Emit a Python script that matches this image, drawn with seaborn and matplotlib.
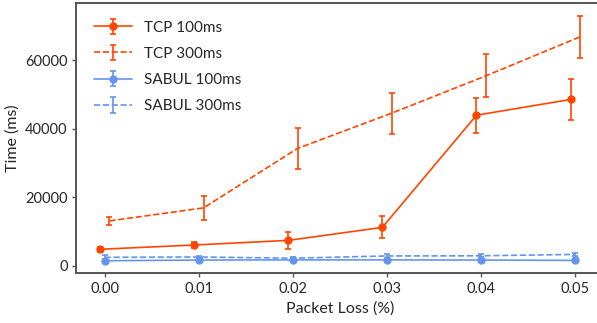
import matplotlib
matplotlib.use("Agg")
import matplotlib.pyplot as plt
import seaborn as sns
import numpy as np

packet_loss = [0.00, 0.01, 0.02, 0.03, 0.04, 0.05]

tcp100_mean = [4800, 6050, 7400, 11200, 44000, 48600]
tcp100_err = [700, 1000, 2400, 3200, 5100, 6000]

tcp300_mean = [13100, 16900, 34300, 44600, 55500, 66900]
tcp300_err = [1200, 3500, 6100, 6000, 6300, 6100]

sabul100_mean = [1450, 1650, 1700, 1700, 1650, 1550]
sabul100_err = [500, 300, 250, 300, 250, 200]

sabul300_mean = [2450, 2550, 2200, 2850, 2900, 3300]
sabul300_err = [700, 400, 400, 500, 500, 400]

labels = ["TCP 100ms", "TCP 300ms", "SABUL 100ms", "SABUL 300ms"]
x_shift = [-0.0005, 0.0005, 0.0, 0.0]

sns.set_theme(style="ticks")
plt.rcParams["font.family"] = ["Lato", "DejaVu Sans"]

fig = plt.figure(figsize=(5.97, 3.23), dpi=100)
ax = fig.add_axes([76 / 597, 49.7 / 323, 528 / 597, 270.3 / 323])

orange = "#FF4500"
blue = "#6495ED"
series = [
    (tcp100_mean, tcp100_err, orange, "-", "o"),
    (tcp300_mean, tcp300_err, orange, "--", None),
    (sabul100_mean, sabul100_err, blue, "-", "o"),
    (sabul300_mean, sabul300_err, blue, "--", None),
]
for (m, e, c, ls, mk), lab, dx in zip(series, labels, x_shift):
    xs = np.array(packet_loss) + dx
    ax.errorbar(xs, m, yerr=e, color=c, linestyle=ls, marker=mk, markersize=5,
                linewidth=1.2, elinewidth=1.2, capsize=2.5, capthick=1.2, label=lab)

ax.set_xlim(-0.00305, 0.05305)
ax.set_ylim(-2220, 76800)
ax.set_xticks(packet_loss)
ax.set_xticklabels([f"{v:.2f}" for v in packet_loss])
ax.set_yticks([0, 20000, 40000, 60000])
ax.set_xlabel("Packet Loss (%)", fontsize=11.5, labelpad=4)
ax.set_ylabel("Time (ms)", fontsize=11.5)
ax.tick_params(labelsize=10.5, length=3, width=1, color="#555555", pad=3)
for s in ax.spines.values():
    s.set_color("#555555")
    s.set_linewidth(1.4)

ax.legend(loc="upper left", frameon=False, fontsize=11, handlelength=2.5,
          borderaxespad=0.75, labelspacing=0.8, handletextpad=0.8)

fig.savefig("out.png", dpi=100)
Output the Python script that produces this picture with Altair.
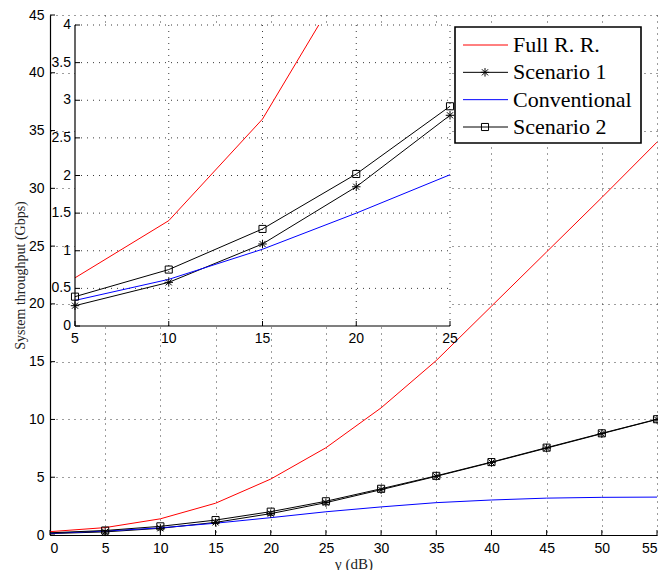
--
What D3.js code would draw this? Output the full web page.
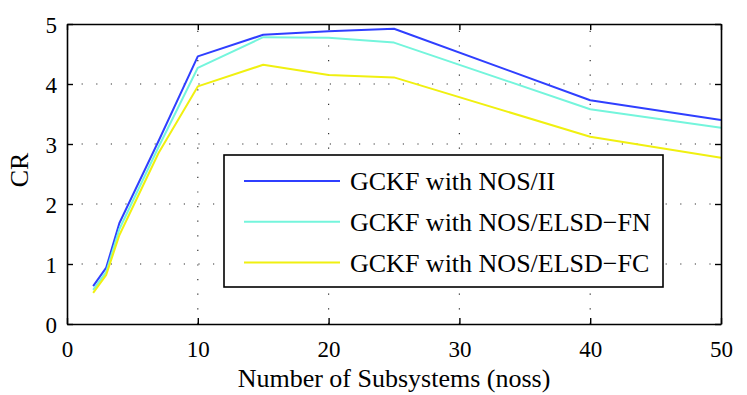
...
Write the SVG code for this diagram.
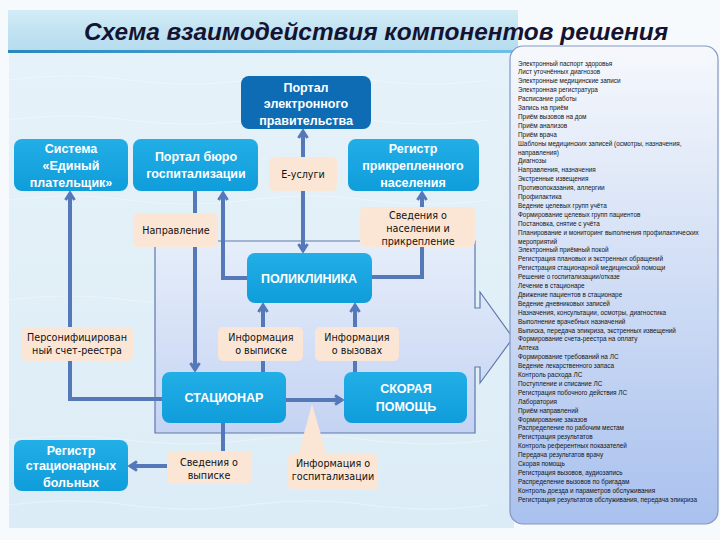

▶ **What is needed**
Across the material above, how many lines include the string "this"? Only the number is wanted.

▶ **Answer below**
4